Short problem. The entries below are to be transcribed in full, without their images.

Records.
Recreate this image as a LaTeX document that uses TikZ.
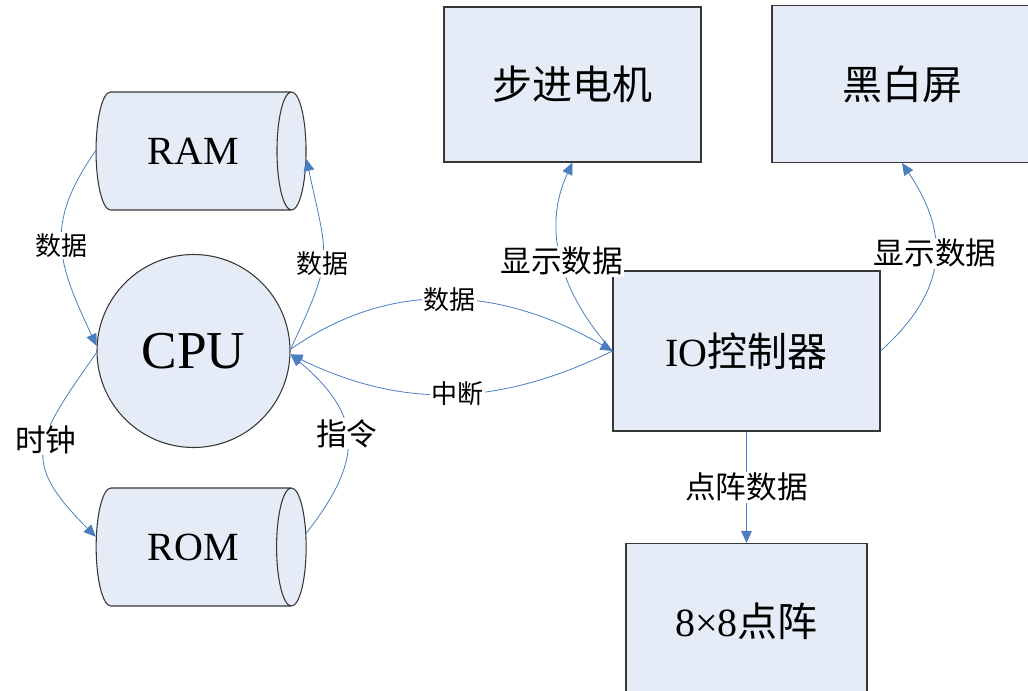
\documentclass[tikz,border=0pt]{standalone}
\usepackage{fontspec}
\setmainfont{Liberation Serif}
\newfontfamily\cjk{Noto Sans CJK SC}
\usetikzlibrary{shapes.geometric,arrows.meta}
\definecolor{boxfill}{RGB}{230,236,247}
\definecolor{linkblue}{RGB}{74,126,193}
\definecolor{boxline}{RGB}{55,55,55}
\begin{document}
\begin{tikzpicture}[x=0.75pt, y=-0.75pt,
    box/.style={draw=boxline, fill=boxfill, line width=0.8pt, inner sep=0pt,
        font=\fontsize{30}{36}\selectfont},
    cyl/.style={box, shape=cylinder, aspect=1.1, minimum width=88.5pt, minimum height=157.5pt},
    link/.style={draw=linkblue, line width=0.6pt, -{Triangle[length=9pt, width=8pt]}},
    lbl/.style={fill=white, inner sep=1pt, text=black, font=\fontsize{23}{26}\selectfont\cjk},
    slbl/.style={lbl, font=\fontsize{19.5}{22}\selectfont\cjk}]
    \useasboundingbox (0,0) rectangle (1028,691);

    \node[box, shape=circle, minimum size=144.75pt, font=\fontsize{40}{48}\selectfont] (CPU) at (193.5,351) {CPU};
    \node[cyl] (RAM) at (193.5,151) {RAM};
    \node[cyl] (ROM) at (193.5,547) {ROM};

    \node[box, minimum width=192.75pt, minimum height=116.25pt] (MOT) at (572.5,84.5) {\cjk 步进电机};
    \node[box, minimum width=195pt, minimum height=117.75pt] (SCR) at (902,84) {\cjk 黑白屏};
    \node[box, minimum width=200.25pt, minimum height=120pt] (IO) at (746.5,351) {IO{\cjk 控制器}};
    \node[box, minimum width=180.75pt, minimum height=116.25pt] (DOT) at (746.5,621) {8×8{\cjk 点阵}};

    \draw[link] (RAM.west) to[out=235, in=115, looseness=1.2] node[slbl] {数据} (CPU.177);
    \draw[link] (CPU.1) to[out=65, in=-78, looseness=1.4] node[slbl, pos=0.45] {数据} (RAM.-4);
    \draw[link] (CPU.181) to[out=235, in=135, looseness=1.5] node[lbl, pos=0.44] {时钟} (ROM.174);
    \draw[link] (ROM.7) to[out=52, in=-40, looseness=1.35] node[lbl, pos=0.53] {指令} (CPU.-2);

    \draw[link] (CPU.1) to[out=35, in=150] node[slbl, pos=0.5] {数据} (IO.west);
    \draw[link] (IO.west) to[out=206, in=-26] node[slbl, pos=0.48] {中断} (CPU.-2);

    \draw[link] (IO.west) to[out=132, in=-115] node[lbl, pos=0.5] {显示数据} (MOT.south);
    \draw[link] (IO.east) to[out=42, in=-56, looseness=1.2] node[lbl, pos=0.55] {显示数据} (SCR.south);
    \draw[link] (IO.south) -- node[lbl] {点阵数据} (DOT.north);
\end{tikzpicture}
\end{document}
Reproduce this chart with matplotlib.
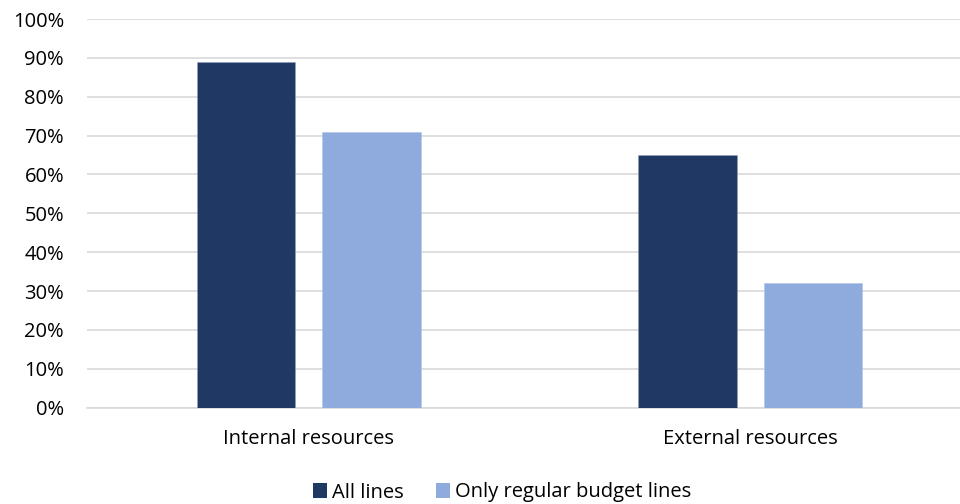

Task response.
Recreate this image as a LaTeX document that uses TikZ.
\documentclass[tikz,border=0pt]{standalone}
\usepackage{fontspec}
\setmainfont{Liberation Serif}
\newfontfamily\cjk{Noto Sans CJK SC}
\usetikzlibrary{shapes.geometric,arrows.meta}
\definecolor{boxfill}{RGB}{230,236,247}
\definecolor{linkblue}{RGB}{74,126,193}
\definecolor{boxline}{RGB}{55,55,55}
\begin{document}
\begin{tikzpicture}[x=0.75pt, y=-0.75pt,
    box/.style={draw=boxline, fill=boxfill, line width=0.8pt, inner sep=0pt,
        font=\fontsize{30}{36}\selectfont},
    cyl/.style={box, shape=cylinder, aspect=1.1, minimum width=88.5pt, minimum height=157.5pt},
    link/.style={draw=linkblue, line width=0.6pt, -{Triangle[length=9pt, width=8pt]}},
    lbl/.style={fill=white, inner sep=1pt, text=black, font=\fontsize{23}{26}\selectfont\cjk},
    slbl/.style={lbl, font=\fontsize{19.5}{22}\selectfont\cjk}]
    \useasboundingbox (0,0) rectangle (1028,691);

    \node[box, shape=circle, minimum size=144.75pt, font=\fontsize{40}{48}\selectfont] (CPU) at (193.5,351) {CPU};
    \node[cyl] (RAM) at (193.5,151) {RAM};
    \node[cyl] (ROM) at (193.5,547) {ROM};

    \node[box, minimum width=192.75pt, minimum height=116.25pt] (MOT) at (572.5,84.5) {\cjk 步进电机};
    \node[box, minimum width=195pt, minimum height=117.75pt] (SCR) at (902,84) {\cjk 黑白屏};
    \node[box, minimum width=200.25pt, minimum height=120pt] (IO) at (746.5,351) {IO{\cjk 控制器}};
    \node[box, minimum width=180.75pt, minimum height=116.25pt] (DOT) at (746.5,621) {8×8{\cjk 点阵}};

    \draw[link] (RAM.west) to[out=235, in=115, looseness=1.2] node[slbl] {数据} (CPU.177);
    \draw[link] (CPU.1) to[out=65, in=-78, looseness=1.4] node[slbl, pos=0.45] {数据} (RAM.-4);
    \draw[link] (CPU.181) to[out=235, in=135, looseness=1.5] node[lbl, pos=0.44] {时钟} (ROM.174);
    \draw[link] (ROM.7) to[out=52, in=-40, looseness=1.35] node[lbl, pos=0.53] {指令} (CPU.-2);

    \draw[link] (CPU.1) to[out=35, in=150] node[slbl, pos=0.5] {数据} (IO.west);
    \draw[link] (IO.west) to[out=206, in=-26] node[slbl, pos=0.48] {中断} (CPU.-2);

    \draw[link] (IO.west) to[out=132, in=-115] node[lbl, pos=0.5] {显示数据} (MOT.south);
    \draw[link] (IO.east) to[out=42, in=-56, looseness=1.2] node[lbl, pos=0.55] {显示数据} (SCR.south);
    \draw[link] (IO.south) -- node[lbl] {点阵数据} (DOT.north);
\end{tikzpicture}
\end{document}
Reproduce this chart with matplotlib.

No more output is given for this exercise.